Claiming that she wanted to kill rats, Elizabeth tried to buy five cents worth of arsenic, but the druggist would not sell such a small amount. She went together with a neighbor to buy a larger amount and split it. On Thursday, March 30, she put arsenic in his dinner, and continued giving him doses over the next five days until on Tuesday, Arthur Ragan died.

The police had the letter, and they had statements from the neighbors about Elizabeth Ragan buying arsenic. Her father told her the best thing she could do was to tell the truth, so Elizabeth confessed to murdering her husband.

The prosecutors wanted to pin the murder on James Mowrey and persuaded Elizabeth, possibly with the promise of immunity, to turn state’s evidence and testify against him. Elizabeth told the whole story at Mowery’s arraignment hearing, stressing that he was the one with knowledge of arsenic and that she had killed her husband at his urging.

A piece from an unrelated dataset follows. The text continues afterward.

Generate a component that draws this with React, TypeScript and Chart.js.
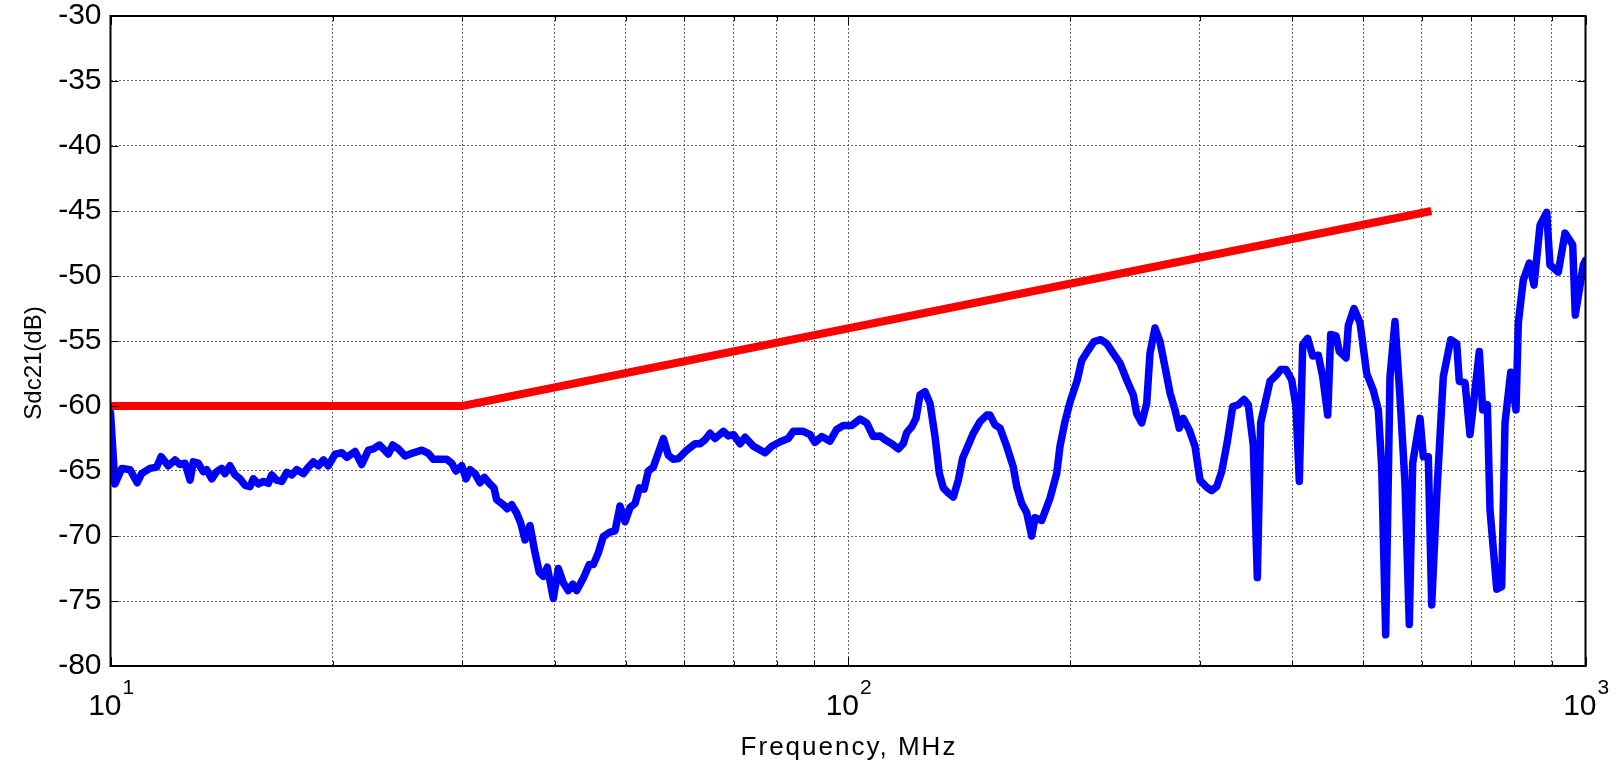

When asked if she loved Mowrey, Elizabeth she said she had affection for James Mowrey and had been ready to run away with him, but she supposed that she had never loved anyone, at least not “the love spoken of in novels.” 

In the end, due to some legal technicality, both James Mowrey and Elizabeth Ragan were discharged, and there was no trial for the murder of Arthur Ragan. The root of the problem, according to one indignant editor, was the State of Ohio’s reluctance to hang a woman.

Originally Posted March 26, 2016.

Tolford, C. W. Love & arsenic. Tippecanoe: Reflector, 1855.
Quinby, George Washington. The Gallows, the Prison, and the Poor-house:. Cincinnati: G.W. Quinby, 1856.
"The Great Ohio Murder Case." Plain Dealer 14 Apr 1855.
"The Piqua Poisoning Case." New York Times 17 Apr 1855.
"The Poisoning Case in Piqua." M'arthur Democrat 20 Apr 1855.


LadyMohan says:
March 26, 2016 at 10:55 PM

This is outrageous, she got off for committing confessing to first degree murder.

Robert Wilhelm says:
March 27, 2016 at 9:03 AM

My guess is they granted Elizabeth Ragan immunity to testify against Mowrey, but even with that there was not enough evidence to indict him for murder. They were left with no one to prosecute.

Shelley says:
March 12, 2021 at 2:54 PM

They probably had no way of proving that Mowrey knew about poison or that the idea to kill Arthur was his own and not Elizabeth's. Situations like this probably still happen today. It's sad that Arthur was murdered and didn't receive justice.